▶ Aim of the task
Return only the stretch of the material below that begins with the line containing "Recreate this image" and ends with the line containing "ax = fig.add_axes([0, 0, 1, 1])", exactly; both of those lines belong to it.

▶ Records provided
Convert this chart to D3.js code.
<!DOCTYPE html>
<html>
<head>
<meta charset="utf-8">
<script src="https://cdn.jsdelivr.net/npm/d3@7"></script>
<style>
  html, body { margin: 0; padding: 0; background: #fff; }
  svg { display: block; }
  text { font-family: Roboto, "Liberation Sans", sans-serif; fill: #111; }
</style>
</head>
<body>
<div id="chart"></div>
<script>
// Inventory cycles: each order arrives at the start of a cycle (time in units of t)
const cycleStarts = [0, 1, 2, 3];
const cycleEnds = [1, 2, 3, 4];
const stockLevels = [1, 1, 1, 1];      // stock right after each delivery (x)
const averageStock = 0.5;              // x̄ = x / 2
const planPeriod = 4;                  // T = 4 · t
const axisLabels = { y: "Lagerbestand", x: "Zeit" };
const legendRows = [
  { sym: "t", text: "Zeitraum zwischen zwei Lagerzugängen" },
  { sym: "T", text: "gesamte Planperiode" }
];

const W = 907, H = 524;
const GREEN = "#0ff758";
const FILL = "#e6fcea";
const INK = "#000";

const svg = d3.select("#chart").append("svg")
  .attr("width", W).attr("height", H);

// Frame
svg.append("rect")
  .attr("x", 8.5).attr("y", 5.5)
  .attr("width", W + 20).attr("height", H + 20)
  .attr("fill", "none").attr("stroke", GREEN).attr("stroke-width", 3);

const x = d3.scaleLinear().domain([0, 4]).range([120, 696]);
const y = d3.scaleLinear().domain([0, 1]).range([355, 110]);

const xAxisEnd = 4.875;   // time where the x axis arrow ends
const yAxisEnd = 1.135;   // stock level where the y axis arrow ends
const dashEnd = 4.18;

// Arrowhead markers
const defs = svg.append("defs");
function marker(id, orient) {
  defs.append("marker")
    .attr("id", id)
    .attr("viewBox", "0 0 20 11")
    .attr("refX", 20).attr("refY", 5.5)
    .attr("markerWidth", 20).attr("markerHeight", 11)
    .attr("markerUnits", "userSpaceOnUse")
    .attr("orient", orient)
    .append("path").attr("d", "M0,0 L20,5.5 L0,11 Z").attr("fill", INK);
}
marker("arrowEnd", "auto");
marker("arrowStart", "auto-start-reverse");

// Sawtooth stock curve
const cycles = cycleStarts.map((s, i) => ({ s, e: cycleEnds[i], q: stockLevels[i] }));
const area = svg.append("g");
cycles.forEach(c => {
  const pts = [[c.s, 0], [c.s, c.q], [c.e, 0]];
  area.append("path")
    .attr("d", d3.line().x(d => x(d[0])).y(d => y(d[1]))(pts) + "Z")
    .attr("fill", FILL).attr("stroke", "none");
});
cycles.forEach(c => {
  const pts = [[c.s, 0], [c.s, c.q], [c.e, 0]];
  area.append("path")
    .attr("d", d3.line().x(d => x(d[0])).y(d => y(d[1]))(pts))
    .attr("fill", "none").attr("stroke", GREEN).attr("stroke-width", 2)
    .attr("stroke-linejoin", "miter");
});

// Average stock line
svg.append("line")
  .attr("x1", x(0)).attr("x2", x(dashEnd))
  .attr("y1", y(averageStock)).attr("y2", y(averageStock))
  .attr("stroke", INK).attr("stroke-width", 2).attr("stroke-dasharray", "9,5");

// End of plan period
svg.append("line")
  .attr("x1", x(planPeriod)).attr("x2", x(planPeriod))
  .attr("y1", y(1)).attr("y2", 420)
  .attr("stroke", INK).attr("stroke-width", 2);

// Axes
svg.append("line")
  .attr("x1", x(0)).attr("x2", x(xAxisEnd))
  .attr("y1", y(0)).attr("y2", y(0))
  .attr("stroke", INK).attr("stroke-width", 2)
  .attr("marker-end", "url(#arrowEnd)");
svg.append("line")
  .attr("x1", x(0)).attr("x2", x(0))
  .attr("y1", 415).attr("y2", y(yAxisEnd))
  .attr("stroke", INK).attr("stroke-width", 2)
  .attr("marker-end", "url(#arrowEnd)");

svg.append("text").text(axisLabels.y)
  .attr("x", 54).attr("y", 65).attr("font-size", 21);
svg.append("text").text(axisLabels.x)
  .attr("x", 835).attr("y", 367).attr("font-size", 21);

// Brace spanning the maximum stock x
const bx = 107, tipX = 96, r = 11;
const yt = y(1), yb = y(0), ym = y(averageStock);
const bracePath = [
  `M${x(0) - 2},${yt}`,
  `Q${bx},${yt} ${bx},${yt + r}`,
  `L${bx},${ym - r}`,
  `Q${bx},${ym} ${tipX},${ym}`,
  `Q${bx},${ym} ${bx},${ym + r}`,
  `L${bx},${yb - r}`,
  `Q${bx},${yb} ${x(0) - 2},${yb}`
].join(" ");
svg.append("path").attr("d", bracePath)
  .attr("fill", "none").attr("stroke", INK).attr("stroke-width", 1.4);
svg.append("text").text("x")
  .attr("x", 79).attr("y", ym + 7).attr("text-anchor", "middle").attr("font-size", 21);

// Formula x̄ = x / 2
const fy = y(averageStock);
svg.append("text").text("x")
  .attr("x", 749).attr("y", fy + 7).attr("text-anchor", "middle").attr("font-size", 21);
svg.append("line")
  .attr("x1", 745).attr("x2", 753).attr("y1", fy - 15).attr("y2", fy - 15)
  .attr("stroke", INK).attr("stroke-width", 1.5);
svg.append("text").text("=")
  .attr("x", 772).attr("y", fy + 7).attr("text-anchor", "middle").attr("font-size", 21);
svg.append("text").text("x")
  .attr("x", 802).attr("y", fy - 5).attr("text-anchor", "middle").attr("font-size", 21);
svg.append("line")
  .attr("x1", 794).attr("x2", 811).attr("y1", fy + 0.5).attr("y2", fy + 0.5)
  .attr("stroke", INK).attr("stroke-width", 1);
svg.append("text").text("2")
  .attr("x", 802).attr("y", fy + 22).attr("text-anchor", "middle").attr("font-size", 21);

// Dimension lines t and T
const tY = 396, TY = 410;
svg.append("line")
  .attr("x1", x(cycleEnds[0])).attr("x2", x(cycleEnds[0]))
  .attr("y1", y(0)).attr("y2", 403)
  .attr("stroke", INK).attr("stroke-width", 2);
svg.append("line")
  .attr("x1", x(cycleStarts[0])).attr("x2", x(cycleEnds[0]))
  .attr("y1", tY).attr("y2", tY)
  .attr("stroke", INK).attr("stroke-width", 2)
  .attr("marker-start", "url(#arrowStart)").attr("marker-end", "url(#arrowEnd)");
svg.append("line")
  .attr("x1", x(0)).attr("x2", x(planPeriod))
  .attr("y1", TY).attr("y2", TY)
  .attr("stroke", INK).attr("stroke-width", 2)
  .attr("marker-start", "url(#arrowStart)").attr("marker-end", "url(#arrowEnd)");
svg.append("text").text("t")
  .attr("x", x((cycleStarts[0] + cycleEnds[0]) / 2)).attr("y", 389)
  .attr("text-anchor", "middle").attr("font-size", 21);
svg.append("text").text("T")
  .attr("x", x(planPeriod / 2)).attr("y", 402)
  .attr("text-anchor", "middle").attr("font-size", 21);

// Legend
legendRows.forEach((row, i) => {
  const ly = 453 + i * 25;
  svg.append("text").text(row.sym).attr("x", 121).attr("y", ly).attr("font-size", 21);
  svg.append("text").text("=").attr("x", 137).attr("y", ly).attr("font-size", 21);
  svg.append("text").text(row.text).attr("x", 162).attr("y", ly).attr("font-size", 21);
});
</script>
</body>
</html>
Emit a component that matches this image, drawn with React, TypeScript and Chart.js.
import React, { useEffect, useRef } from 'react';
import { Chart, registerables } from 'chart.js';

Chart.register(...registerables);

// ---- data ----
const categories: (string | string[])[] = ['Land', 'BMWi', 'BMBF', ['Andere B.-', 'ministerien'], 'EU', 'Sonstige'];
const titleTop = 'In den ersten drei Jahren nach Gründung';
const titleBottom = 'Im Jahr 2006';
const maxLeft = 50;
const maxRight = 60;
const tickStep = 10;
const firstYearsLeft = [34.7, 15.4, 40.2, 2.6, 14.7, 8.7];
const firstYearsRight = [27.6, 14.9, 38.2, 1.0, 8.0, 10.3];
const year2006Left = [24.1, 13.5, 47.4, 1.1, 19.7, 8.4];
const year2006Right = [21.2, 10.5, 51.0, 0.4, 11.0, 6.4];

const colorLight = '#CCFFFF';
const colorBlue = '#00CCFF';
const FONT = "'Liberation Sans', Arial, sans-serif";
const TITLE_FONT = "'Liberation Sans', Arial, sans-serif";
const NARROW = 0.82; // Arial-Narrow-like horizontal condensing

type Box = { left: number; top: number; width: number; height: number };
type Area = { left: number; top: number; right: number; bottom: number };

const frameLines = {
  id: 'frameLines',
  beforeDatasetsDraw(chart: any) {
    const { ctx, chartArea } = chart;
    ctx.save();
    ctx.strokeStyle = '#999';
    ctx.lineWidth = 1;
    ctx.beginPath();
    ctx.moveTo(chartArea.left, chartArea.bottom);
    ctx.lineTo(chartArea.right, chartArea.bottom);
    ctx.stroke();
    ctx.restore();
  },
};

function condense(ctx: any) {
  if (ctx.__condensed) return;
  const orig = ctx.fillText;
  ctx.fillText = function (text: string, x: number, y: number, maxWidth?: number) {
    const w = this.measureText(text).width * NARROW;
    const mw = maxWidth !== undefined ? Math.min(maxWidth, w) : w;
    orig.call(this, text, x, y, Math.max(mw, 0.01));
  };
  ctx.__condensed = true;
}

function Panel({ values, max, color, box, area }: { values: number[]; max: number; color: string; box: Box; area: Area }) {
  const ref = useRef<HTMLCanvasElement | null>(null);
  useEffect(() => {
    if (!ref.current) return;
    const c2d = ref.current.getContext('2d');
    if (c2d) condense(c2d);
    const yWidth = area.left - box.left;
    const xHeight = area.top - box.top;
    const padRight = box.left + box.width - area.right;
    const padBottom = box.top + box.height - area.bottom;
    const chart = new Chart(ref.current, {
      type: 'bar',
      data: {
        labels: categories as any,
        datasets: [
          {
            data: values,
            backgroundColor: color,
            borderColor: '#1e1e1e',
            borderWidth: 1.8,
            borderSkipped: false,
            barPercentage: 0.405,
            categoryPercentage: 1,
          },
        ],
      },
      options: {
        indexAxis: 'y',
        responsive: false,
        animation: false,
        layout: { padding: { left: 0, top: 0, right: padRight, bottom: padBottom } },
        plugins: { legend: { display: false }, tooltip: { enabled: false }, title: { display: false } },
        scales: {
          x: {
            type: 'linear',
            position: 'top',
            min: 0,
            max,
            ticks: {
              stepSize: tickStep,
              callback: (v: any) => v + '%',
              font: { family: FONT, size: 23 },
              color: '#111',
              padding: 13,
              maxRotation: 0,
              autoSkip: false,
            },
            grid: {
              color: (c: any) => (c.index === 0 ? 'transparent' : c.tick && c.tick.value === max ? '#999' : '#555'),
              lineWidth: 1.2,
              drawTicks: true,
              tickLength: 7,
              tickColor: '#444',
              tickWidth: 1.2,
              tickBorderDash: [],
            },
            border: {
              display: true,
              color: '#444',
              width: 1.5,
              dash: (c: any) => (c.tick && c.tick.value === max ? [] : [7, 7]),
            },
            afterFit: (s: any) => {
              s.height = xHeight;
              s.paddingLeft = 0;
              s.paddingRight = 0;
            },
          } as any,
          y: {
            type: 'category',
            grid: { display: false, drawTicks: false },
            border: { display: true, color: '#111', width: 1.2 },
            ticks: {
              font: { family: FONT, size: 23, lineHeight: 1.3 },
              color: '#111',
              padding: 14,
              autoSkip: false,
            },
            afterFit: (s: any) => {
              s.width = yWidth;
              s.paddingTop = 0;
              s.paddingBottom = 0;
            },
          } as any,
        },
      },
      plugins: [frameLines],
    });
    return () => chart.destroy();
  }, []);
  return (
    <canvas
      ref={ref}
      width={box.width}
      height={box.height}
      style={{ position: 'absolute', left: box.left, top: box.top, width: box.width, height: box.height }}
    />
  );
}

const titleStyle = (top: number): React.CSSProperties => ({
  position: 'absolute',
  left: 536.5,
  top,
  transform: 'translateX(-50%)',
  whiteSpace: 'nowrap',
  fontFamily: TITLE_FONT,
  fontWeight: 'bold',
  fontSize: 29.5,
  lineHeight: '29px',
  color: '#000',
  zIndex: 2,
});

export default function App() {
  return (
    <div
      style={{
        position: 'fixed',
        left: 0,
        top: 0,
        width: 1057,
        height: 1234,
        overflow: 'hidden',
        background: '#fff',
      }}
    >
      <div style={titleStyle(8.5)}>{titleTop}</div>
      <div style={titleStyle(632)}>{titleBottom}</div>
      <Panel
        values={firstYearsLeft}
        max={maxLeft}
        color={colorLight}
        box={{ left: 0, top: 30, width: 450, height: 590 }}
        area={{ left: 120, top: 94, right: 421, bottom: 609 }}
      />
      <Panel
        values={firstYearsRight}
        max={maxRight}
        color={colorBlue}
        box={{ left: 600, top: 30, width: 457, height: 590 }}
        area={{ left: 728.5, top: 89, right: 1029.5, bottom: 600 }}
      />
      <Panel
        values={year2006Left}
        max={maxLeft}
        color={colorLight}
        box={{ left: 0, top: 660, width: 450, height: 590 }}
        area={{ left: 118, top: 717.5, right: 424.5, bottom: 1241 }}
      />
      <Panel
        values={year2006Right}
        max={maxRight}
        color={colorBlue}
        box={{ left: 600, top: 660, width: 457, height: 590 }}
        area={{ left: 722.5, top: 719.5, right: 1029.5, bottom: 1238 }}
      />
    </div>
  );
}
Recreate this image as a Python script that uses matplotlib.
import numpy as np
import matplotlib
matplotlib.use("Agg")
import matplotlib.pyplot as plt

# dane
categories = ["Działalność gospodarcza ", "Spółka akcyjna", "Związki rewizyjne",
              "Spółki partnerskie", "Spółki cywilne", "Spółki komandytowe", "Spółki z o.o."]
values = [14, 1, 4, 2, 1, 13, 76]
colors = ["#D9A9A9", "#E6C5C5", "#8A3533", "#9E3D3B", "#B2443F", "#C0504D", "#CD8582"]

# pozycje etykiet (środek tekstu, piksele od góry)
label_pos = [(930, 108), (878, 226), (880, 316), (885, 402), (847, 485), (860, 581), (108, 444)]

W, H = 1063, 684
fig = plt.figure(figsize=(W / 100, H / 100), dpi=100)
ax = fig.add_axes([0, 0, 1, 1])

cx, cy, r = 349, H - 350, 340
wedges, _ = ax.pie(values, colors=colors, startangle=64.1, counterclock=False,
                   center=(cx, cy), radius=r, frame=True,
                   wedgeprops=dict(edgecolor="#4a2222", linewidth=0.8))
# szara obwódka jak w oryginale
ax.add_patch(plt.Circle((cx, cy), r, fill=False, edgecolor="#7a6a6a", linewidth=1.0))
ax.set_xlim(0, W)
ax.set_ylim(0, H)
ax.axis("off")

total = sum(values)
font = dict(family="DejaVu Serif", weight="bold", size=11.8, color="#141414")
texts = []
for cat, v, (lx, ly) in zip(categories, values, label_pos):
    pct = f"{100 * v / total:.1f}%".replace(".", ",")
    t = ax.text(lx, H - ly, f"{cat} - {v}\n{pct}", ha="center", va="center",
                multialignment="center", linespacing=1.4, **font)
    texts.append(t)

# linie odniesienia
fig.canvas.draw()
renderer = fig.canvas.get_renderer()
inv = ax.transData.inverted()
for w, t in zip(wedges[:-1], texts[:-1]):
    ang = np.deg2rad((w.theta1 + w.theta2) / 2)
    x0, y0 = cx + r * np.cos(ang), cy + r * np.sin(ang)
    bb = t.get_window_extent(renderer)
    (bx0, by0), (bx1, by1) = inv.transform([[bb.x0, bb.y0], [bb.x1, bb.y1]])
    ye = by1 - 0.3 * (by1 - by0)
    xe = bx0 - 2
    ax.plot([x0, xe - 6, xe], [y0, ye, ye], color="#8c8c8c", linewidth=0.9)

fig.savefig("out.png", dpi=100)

▶ Result of the exercise
Recreate this image as a Python script that uses matplotlib.
import numpy as np
import matplotlib
matplotlib.use("Agg")
import matplotlib.pyplot as plt

# dane
categories = ["Działalność gospodarcza ", "Spółka akcyjna", "Związki rewizyjne",
              "Spółki partnerskie", "Spółki cywilne", "Spółki komandytowe", "Spółki z o.o."]
values = [14, 1, 4, 2, 1, 13, 76]
colors = ["#D9A9A9", "#E6C5C5", "#8A3533", "#9E3D3B", "#B2443F", "#C0504D", "#CD8582"]

# pozycje etykiet (środek tekstu, piksele od góry)
label_pos = [(930, 108), (878, 226), (880, 316), (885, 402), (847, 485), (860, 581), (108, 444)]

W, H = 1063, 684
fig = plt.figure(figsize=(W / 100, H / 100), dpi=100)
ax = fig.add_axes([0, 0, 1, 1])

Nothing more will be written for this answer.